Doubt in Pandas: apply() function

create a function

def gender_to_numeric(x):
if x == ‘M’:
return 1
if x == ‘F’:
return 0

apply the function to the gender column and create a new column

users[‘gender_n’] = users[‘gender’].apply(gender_to_numeric)

a = users.groupby(‘occupation’).gender_n.sum() / users.occupation.value_counts() * 100

sort to the most male

a.sort_values(ascending = False)

In this code, iam not able to understand this piece of code:

users[‘gender_n’] = users[‘gender’].apply(gender_to_numeric)

What is the significance of this variable and what it actually does. In the last when this variable is implemented, only “gender_n” is written.
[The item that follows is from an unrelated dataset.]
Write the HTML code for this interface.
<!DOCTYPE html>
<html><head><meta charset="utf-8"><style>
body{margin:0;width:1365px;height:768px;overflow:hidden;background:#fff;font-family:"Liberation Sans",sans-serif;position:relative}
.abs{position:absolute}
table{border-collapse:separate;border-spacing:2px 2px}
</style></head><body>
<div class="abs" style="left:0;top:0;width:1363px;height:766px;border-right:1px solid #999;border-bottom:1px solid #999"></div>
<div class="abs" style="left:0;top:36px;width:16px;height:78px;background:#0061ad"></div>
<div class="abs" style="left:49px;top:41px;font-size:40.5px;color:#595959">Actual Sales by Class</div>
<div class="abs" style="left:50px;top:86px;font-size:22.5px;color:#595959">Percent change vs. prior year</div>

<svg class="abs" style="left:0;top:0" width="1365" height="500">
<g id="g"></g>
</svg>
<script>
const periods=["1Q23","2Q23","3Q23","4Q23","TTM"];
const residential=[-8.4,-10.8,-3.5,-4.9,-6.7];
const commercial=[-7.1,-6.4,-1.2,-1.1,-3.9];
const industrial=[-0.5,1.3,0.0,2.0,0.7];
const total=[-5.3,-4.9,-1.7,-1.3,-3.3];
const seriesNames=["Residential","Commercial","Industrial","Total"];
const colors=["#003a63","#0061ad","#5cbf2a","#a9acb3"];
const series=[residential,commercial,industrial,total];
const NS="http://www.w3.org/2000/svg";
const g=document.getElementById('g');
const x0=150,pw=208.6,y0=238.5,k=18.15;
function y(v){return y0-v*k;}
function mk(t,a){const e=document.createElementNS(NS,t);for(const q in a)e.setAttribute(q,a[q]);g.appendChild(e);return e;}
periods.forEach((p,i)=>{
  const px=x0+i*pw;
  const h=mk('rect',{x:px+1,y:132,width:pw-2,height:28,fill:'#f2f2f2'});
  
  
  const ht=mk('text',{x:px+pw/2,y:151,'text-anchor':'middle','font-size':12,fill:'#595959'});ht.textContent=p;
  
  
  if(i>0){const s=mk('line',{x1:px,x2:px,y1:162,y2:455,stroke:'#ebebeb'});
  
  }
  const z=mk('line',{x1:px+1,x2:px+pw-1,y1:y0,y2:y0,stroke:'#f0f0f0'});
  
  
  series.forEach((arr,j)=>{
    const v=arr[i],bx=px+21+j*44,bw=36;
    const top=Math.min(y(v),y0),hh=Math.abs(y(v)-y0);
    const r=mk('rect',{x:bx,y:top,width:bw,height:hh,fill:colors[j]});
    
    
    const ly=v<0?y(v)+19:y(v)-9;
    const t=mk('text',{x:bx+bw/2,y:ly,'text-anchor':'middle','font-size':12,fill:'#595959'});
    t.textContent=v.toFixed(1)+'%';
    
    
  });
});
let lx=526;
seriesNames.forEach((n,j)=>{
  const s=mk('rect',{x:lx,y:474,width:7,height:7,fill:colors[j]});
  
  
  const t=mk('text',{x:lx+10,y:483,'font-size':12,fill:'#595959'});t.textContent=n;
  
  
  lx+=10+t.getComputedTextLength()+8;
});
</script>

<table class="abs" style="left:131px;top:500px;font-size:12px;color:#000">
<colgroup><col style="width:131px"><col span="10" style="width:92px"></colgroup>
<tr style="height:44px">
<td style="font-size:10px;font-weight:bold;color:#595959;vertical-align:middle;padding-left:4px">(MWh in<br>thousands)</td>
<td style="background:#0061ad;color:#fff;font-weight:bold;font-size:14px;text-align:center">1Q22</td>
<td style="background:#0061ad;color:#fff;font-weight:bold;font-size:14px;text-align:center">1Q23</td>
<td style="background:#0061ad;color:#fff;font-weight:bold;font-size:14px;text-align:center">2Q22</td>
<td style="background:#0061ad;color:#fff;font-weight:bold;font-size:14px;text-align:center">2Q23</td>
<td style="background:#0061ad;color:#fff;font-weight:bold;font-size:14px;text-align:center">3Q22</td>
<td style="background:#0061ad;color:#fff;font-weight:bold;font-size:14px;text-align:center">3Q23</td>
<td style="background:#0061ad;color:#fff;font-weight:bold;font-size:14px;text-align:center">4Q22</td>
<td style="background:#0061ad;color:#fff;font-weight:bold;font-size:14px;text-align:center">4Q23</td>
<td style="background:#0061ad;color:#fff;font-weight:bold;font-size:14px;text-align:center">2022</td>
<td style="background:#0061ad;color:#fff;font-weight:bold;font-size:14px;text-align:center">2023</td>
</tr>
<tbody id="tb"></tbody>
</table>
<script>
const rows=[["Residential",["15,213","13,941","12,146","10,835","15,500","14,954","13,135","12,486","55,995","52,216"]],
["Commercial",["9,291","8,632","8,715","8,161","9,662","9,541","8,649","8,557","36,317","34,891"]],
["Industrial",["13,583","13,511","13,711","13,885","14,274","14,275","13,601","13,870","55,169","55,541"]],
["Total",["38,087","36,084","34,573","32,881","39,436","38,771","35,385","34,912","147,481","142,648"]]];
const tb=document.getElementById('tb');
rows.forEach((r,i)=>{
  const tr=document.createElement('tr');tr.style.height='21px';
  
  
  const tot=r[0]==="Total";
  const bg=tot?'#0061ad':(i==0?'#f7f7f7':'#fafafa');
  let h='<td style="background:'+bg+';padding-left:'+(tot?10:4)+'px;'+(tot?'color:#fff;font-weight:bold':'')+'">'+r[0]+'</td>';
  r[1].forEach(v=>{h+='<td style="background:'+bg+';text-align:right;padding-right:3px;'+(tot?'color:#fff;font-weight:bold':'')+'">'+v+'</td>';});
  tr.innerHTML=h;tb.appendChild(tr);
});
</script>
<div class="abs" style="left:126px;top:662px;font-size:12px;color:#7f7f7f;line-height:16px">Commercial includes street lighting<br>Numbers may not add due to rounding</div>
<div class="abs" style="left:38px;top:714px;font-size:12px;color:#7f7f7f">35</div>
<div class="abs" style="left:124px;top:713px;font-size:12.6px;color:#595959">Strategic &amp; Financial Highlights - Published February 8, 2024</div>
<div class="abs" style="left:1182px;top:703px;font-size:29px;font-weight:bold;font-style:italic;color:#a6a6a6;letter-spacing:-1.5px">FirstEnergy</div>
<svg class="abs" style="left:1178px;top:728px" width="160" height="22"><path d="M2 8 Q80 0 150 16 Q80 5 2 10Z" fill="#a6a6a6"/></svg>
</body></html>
Iam not able to understand this.

With apply function, you can apply a function to all the values of the pandas series.

users[‘gender_n’] = users[‘gender’].apply(gender_to_numeric)

Here, we are taking the gender column and applying the function gender_to_numeric on all of its values and save the results in a new column called gender_n.

For more details on apply function, please refer to the documentation.

I just want to understand " users[‘gender_n’] "
As you said this means we created another column named ‘gender_n’. Will this column be added permanently to our original data.?

Yes. A new column called gender_n will be created on the dataframe users.

Ok sir, Thankyou very much.